JUSTICE – La bagarre au cours de laquelle deux jeunes sont décédés en septembre 2012 à Echirolles va être reconstituée ce mercredi soir. Mais a quoi sert la reconstitution d’une scène de crime ?
Le GIGN sur place, le quartier bouclé, quinze mis en examen, dont dix sous écrou… Une reconstitution de grande ampleur a lieu ce jeudi soir à partir de 18h à Echirolles (Isère), au cœur de la cité où une bagarre a coûté la vie à Kévin et Sofiane, lynchés en septembre 2012 par une bande venue du quartier voisin de la Villeneuve à Grenoble.
A quoi sert une reconstitution? Il s’agit d’un exercice difficile, parfois onéreux mais bien souvent incontournable pour connaître la vérité judiciaire…
Quand décide-t-on d’une reconstitution?
La plupart du temps, le juge d’instruction est en possession de photographies prises par les policiers et versées au dossier judiciaire. «Il va demander une reconstitution pour lever des doutes sur des questions techniques», explique Serge Portelli, président de chambre à la cour d’appel de Versailles.

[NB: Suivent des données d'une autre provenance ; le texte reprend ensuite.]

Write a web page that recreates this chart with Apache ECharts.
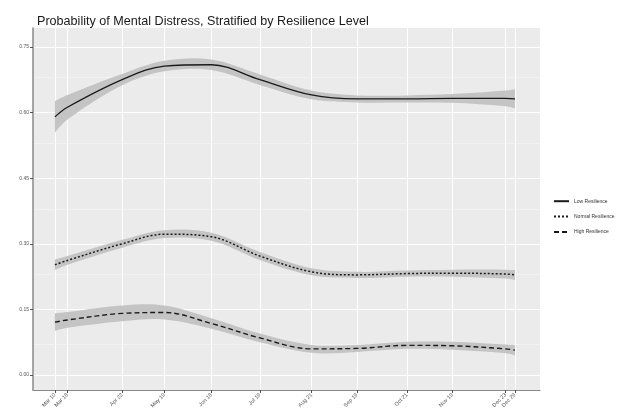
<!DOCTYPE html>
<html>
<head>
<meta charset="utf-8">
<script src="https://cdn.jsdelivr.net/npm/echarts@6/dist/echarts.min.js"></script>
<style>
  html, body { margin: 0; padding: 0; background: #ffffff; }
  #chart { width: 632px; height: 415px; }
</style>
</head>
<body>
<div id="chart"></div>
<script>
// Survey timeline (days since first wave) and its tick labels
const surveyDays = [0, 8, 43, 70, 100, 131, 164, 193, 225, 254, 288, 294];
const tickLabels = ['Mar 10', 'Mar 18', 'Apr 22', 'May 19', 'Jun 18', 'Jul 19',
                    'Aug 21', 'Sep 19', 'Oct 21', 'Nov 19', 'Dec 23', 'Dec 29'];

// Smoothed probability of mental distress by resilience group
const lowResilience    = [0.590, 0.612, 0.675, 0.706, 0.709, 0.675, 0.640, 0.631, 0.631, 0.632, 0.632, 0.631];
const normalResilience = [0.252, 0.262, 0.300, 0.322, 0.316, 0.272, 0.236, 0.229, 0.232, 0.233, 0.231, 0.229];
const highResilience   = [0.121, 0.126, 0.141, 0.143, 0.118, 0.085, 0.060, 0.061, 0.068, 0.067, 0.060, 0.057];

// Half-width of the 95% confidence band for each group
const lowSE    = [0.036, 0.028, 0.013, 0.012, 0.012, 0.012, 0.010, 0.008, 0.008, 0.010, 0.018, 0.022];
const normalSE = [0.012, 0.010, 0.009, 0.009, 0.009, 0.009, 0.008, 0.007, 0.007, 0.008, 0.010, 0.011];
const highSE   = [0.020, 0.018, 0.018, 0.016, 0.012, 0.010, 0.009, 0.008, 0.008, 0.009, 0.010, 0.012];

const yTicks = [0.00, 0.15, 0.30, 0.45, 0.60, 0.75];
const yMinorLines = [0.075, 0.225, 0.375, 0.525, 0.675];

const SMOOTH = 0.35;
const chart = echarts.init(document.getElementById('chart'), null, { renderer: 'canvas' });

const pairs = (vals) => surveyDays.map((d, i) => [d, vals[i]]);
const labelFor = (v) => { const i = surveyDays.indexOf(v); return i >= 0 ? tickLabels[i] : ''; };

// Close pairs of waves get their labels on two axes so neither is dropped
const labelsMain = surveyDays.filter((d, i) => i % 2 === 0 || i < 10 && i > 1);
const labelsAlt = surveyDays.filter(d => labelsMain.indexOf(d) < 0);

// Bezier segments through pixel points, same control-point rule as a smoothed line series
function smoothSegments(pts, smooth) {
  const n = pts.length;
  const cpIn = [], cpOut = [];
  for (let i = 0; i < n; i++) {
    const p = pts[i];
    if (i === 0 || i === n - 1) { cpIn[i] = p; cpOut[i] = p; continue; }
    const prev = pts[i - 1], next = pts[i + 1];
    const vx = next[0] - prev[0], vy = next[1] - prev[1];
    const lp = Math.hypot(p[0] - prev[0], p[1] - prev[1]);
    const ln = Math.hypot(next[0] - p[0], next[1] - p[1]);
    const r = ln / (ln + lp);
    cpOut[i] = [p[0] + vx * smooth * r, p[1] + vy * smooth * r];
    cpIn[i] = [p[0] - vx * smooth * (1 - r), p[1] - vy * smooth * (1 - r)];
  }
  let d = '';
  for (let i = 1; i < n; i++) {
    d += ' C' + cpOut[i - 1][0] + ',' + cpOut[i - 1][1] + ' ' + cpIn[i][0] + ',' + cpIn[i][1] + ' ' + pts[i][0] + ',' + pts[i][1];
  }
  return d;
}

function band(name, vals, se) {
  const upper = vals.map((v, i) => v + se[i]);
  const lower = vals.map((v, i) => v - se[i]);
  return {
    name: name, type: 'custom', silent: true, z: 1,
    data: pairs(vals),
    renderItem: (params, api) => {
      if (params.dataIndex !== 0) return null;
      const up = surveyDays.map((d, i) => api.coord([d, upper[i]]));
      const lo = surveyDays.map((d, i) => api.coord([d, lower[i]])).reverse();
      const pathData = 'M' + up[0][0] + ',' + up[0][1] + smoothSegments(up, SMOOTH) +
        ' L' + lo[0][0] + ',' + lo[0][1] + smoothSegments(lo, SMOOTH) + ' Z';
      return {
        type: 'path',
        shape: { pathData: pathData, layout: 'cover' },
        style: { fill: '#c4c4c4', stroke: null }
      };
    }
  };
}

function trend(name, vals, dash, width, extra) {
  return Object.assign({
    name: name, type: 'line', smooth: SMOOTH, symbol: 'none', z: 3,
    color: '#1a1a1a',
    lineStyle: { color: '#1a1a1a', width: width, type: dash },
    data: pairs(vals)
  }, extra || {});
}

const xLabelStyle = {
  rotate: 45, fontSize: 5.5, color: '#555555', fontFamily: 'Liberation Sans', margin: 4,
  hideOverlap: false, formatter: labelFor
};

const option = {
  backgroundColor: '#ffffff',
  animation: false,
  title: {
    text: 'Probability of Mental Distress, Stratified by Resilience Level',
    left: 32, top: 10,
    textStyle: { fontFamily: 'Liberation Sans', fontSize: 12.6, fontWeight: 'normal', color: '#1a1a1a' }
  },
  legend: {
    data: ['Low Resilience', 'Normal Resilience', 'High Resilience'],
    orient: 'vertical', left: 548, top: 193,
    itemWidth: 15, itemHeight: 8, itemGap: 9,
    itemStyle: { opacity: 0 },
    textStyle: { fontFamily: 'Liberation Sans', fontSize: 5, color: '#333333' }
  },
  grid: { left: 33, right: 92, top: 28, bottom: 25, show: true, backgroundColor: '#ebebeb', borderWidth: 0 },
  xAxis: [
    {
      type: 'value', min: -14, max: 310,
      axisLine: { show: true, onZero: false, lineStyle: { color: '#8a8a8a', width: 1.2 } },
      axisTick: { show: true, customValues: surveyDays, length: 3, lineStyle: { color: '#555555' } },
      axisLabel: Object.assign({ customValues: labelsMain }, xLabelStyle),
      splitLine: { show: true, lineStyle: { color: '#ffffff', width: 1 } }
    },
    {
      type: 'value', min: -14, max: 310, position: 'bottom',
      axisLine: { show: false }, axisTick: { show: false }, splitLine: { show: false },
      axisLabel: Object.assign({ customValues: labelsAlt }, xLabelStyle)
    }
  ],
  yAxis: {
    type: 'value', min: -0.034, max: 0.793,
    axisLine: { show: true, onZero: false, lineStyle: { color: '#8a8a8a', width: 1.5 } },
    axisTick: { show: true, customValues: yTicks, length: 3, lineStyle: { color: '#555555' } },
    axisLabel: {
      customValues: yTicks, fontSize: 5, color: '#555555', fontFamily: 'Liberation Sans', margin: 4,
      formatter: (v) => v.toFixed(2)
    },
    splitLine: { show: true, lineStyle: { color: '#ffffff', width: 1 } }
  },
  series: [
    band('low band', lowResilience, lowSE),
    band('normal band', normalResilience, normalSE),
    band('high band', highResilience, highSE),
    trend('Low Resilience', lowResilience, 'solid', 1.3, {
      markLine: {
        silent: true, symbol: 'none', label: { show: false }, z: 0,
        lineStyle: { color: '#f7f7f7', width: 0.6, type: 'solid' },
        data: yMinorLines.map(v => ({ yAxis: v }))
      }
    }),
    trend('Normal Resilience', normalResilience, [2, 2], 1.5),
    trend('High Resilience', highResilience, [5, 3], 1.4)
  ]
};

chart.setOption(option);
</script>
</body>
</html>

Ainsi, cela permet de comprendre exactement les expertises balistiques: angles de tirs, distances, obstacles… «Bien souvent, des détails auxquels on n’avait pas pensé peuvent surgir comme une évidence car on se retrouve en situation», poursuit le magistrat qui a passé vingt-cinq années en tant que juge d’instruction.
Que recherche-t-on chez les prévenus?
En premier lieu, une réaction. «Le juge va pouvoir vérifier la thèse des uns et des autres. Les confronter et les mettre en contradiction.» Les mis en cause, portés dans une situation qu’ils ont vécue ou confrontés à un lieu familier, vont être soumis à plusieurs chocs émotionnels. «Ce sont des règles de psychologie sociale et de fonctionnement de la mémoire. Quelque chose peut ressurgir ou bien à l’inverse, on a déjà vu des mis en cause se rétracter», se souvient Serge Portelli.
Quoi qu’il arrive, une reconstitution permet au juge d’instruction de mettre un prévenu au pied du mur et de mettre ses déclarations à l’épreuve, en faisant émerger les contradictions.
Combien ça coûte?
Cela dépend de l’ampleur de la reconstitution et de l’affaire. D’autant plus s’il faut boucler tout un quartier, faire appel à des services de police spéciaux pour assurer la sécurité… Ces actes de procédure sont beaucoup moins récurrents aujourd’hui, remarque Serge Portelli qui estime que «les juges manquent souvent de temps et de moyens pour les mettre en œuvre».
«C’est l’acte le plus difficile que j’ai rencontré dans ma carrière. Il faut être minutieux, très précis, préparer en amont la logistique, généralement colossale, et connaître le dossier sur le bout des doigts pour ne pas se perdre», témoigne le magistrat.
Quelle valeur juridique?
Au cours des reconstitutions, le juge peut procéder à des interrogatoires de témoins, victimes ou mis en cause. Inscrites sur procès-verbaux, ces déclarations ont une valeur juridique colossale. «Ce qui se dit au cours d’une reconstitution emporte souvent la conviction à l’audience, par rapport à ce qui peut être écrit dans le bureau du juge», décrypte Serge Portelli.
Les avocats peuvent intervenir, proposer des interprétations, apporter des explications, de la même façon qu’ils peuvent le faire au cours des auditions.
Jusqu’où la reconstitution peut-elle aller?
Le juge peut demander à un mis en cause de mimer son geste, sauf dans le cas des violences sexuelles. S’il refuse, lui ou une victime, ce seront alors des policiers ou des gendarmes de même morphologie qui «rejoueront» la scène.